**WRITTEN TASK:** Copy the first line of the entries below and every line after it through the line containing "const yTicks = [0, 2, 4, 6, 8, 10];". Do not include pictures.

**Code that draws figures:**

* Start *

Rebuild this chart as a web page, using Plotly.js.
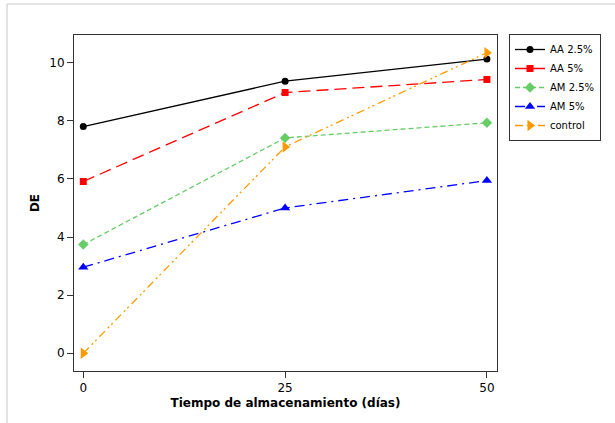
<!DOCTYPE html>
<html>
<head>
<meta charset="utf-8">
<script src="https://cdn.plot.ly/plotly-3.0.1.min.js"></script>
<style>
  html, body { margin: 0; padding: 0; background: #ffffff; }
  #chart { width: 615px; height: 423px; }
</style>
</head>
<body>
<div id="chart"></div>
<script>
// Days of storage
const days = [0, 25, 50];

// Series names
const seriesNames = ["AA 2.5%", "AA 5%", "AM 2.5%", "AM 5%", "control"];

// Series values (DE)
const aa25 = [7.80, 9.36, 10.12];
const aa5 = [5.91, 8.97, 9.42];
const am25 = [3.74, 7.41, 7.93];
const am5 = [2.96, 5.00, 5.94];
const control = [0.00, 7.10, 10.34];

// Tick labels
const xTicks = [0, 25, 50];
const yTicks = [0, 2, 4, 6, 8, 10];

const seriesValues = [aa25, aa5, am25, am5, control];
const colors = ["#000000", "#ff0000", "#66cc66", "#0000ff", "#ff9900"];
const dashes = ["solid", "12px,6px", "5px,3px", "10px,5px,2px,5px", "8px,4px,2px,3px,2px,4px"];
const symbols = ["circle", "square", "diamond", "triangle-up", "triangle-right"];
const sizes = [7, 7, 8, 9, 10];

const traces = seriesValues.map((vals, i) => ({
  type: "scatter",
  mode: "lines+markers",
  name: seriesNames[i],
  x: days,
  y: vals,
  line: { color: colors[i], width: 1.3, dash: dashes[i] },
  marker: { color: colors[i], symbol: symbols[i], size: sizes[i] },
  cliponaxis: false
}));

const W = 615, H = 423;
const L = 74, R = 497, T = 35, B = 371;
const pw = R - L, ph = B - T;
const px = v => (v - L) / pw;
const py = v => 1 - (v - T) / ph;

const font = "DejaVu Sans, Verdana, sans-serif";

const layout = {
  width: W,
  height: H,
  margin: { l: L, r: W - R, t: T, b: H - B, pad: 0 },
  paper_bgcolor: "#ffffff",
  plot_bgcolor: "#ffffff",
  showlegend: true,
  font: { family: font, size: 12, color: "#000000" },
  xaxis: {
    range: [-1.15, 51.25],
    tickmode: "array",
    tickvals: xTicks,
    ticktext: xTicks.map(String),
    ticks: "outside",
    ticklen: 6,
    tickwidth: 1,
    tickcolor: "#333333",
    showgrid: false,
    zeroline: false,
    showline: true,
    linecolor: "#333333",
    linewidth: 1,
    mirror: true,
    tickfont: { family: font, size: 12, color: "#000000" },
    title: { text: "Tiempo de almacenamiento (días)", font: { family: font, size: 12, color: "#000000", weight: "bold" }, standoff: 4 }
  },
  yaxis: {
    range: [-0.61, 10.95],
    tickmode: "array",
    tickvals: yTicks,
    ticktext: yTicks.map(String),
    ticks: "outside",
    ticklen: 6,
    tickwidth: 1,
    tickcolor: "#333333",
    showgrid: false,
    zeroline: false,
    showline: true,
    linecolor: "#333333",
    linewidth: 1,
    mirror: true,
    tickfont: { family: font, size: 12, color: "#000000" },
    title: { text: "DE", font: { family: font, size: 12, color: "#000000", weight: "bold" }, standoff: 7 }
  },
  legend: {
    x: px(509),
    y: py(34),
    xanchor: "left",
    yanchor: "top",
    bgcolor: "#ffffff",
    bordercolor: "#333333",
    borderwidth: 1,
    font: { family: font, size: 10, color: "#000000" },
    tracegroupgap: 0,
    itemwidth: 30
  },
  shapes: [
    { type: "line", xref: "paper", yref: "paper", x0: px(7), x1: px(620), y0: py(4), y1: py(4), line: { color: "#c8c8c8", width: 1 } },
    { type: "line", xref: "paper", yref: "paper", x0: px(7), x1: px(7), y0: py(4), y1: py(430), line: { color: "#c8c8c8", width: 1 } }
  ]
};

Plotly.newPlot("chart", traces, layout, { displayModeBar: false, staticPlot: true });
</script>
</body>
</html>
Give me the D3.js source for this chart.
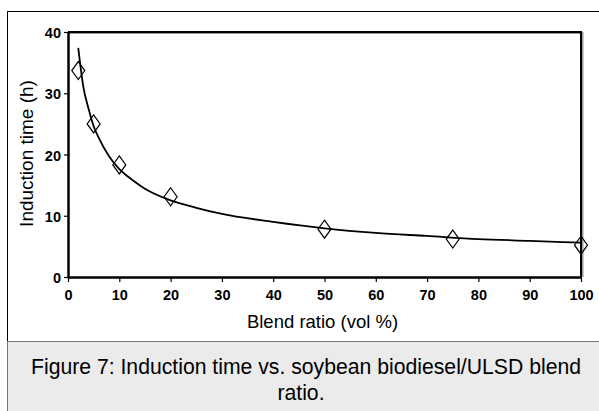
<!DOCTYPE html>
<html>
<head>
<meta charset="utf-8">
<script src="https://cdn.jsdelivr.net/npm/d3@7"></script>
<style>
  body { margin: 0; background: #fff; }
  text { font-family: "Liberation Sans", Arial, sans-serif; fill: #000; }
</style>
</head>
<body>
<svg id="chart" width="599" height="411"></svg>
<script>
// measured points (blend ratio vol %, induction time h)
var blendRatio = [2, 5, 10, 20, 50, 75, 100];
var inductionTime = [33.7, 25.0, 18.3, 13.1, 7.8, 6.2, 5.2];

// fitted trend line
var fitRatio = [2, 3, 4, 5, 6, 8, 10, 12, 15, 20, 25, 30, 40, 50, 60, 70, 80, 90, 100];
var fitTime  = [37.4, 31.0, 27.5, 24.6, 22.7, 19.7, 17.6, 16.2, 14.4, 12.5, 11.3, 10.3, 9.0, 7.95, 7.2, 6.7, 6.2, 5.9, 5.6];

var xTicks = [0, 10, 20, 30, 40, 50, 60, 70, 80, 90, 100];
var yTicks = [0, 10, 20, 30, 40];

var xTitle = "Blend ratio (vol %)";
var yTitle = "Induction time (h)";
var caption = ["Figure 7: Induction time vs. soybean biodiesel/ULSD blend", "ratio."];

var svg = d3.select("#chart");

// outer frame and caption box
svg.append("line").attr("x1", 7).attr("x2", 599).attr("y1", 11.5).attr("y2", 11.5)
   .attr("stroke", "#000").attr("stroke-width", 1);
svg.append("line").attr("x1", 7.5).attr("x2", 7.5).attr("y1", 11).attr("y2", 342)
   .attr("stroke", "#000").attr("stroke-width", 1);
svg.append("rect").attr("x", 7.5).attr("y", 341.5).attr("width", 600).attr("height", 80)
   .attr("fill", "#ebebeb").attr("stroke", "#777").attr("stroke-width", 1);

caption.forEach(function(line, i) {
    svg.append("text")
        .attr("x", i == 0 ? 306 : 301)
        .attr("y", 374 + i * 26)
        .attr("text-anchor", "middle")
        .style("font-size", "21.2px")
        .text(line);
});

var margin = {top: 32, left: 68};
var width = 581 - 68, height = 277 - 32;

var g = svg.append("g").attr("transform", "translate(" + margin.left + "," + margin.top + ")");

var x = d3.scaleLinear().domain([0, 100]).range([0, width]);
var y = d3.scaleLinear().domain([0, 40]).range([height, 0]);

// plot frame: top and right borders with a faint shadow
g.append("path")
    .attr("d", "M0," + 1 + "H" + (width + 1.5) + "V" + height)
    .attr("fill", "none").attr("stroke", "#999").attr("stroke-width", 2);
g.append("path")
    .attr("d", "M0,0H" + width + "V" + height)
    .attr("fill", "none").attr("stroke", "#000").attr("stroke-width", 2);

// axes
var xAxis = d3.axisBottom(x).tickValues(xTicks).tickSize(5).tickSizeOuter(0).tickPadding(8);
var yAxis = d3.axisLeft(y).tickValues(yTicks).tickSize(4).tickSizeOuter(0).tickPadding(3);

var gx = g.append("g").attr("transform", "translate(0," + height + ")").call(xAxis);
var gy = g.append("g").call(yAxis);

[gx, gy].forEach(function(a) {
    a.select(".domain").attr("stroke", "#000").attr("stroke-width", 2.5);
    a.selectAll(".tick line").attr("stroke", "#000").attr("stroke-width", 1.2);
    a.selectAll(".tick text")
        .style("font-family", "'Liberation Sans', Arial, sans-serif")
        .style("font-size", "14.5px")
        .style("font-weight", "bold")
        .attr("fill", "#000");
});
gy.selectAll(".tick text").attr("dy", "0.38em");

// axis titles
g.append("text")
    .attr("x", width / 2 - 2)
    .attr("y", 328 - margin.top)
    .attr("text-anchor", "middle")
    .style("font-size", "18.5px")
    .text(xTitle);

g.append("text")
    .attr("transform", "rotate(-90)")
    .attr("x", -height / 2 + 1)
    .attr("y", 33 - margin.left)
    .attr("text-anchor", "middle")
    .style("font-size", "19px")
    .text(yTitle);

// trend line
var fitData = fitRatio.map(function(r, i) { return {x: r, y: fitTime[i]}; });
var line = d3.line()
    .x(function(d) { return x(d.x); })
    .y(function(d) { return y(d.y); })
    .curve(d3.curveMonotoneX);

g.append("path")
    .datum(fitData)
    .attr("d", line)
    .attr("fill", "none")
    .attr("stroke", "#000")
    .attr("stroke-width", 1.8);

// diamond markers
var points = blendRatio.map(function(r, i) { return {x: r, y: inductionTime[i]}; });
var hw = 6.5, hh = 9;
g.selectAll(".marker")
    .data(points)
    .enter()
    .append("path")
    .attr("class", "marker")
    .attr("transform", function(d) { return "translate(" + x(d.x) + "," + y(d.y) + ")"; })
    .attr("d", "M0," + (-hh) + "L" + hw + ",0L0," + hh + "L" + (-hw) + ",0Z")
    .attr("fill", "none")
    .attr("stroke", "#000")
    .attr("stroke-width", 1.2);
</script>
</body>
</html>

* End *

**EXPECTED ANSWER:**
Rebuild this chart as a web page, using Plotly.js.
<!DOCTYPE html>
<html>
<head>
<meta charset="utf-8">
<script src="https://cdn.plot.ly/plotly-3.0.1.min.js"></script>
<style>
  html, body { margin: 0; padding: 0; background: #ffffff; }
  #chart { width: 615px; height: 423px; }
</style>
</head>
<body>
<div id="chart"></div>
<script>
// Days of storage
const days = [0, 25, 50];

// Series names
const seriesNames = ["AA 2.5%", "AA 5%", "AM 2.5%", "AM 5%", "control"];

// Series values (DE)
const aa25 = [7.80, 9.36, 10.12];
const aa5 = [5.91, 8.97, 9.42];
const am25 = [3.74, 7.41, 7.93];
const am5 = [2.96, 5.00, 5.94];
const control = [0.00, 7.10, 10.34];

// Tick labels
const xTicks = [0, 25, 50];
const yTicks = [0, 2, 4, 6, 8, 10];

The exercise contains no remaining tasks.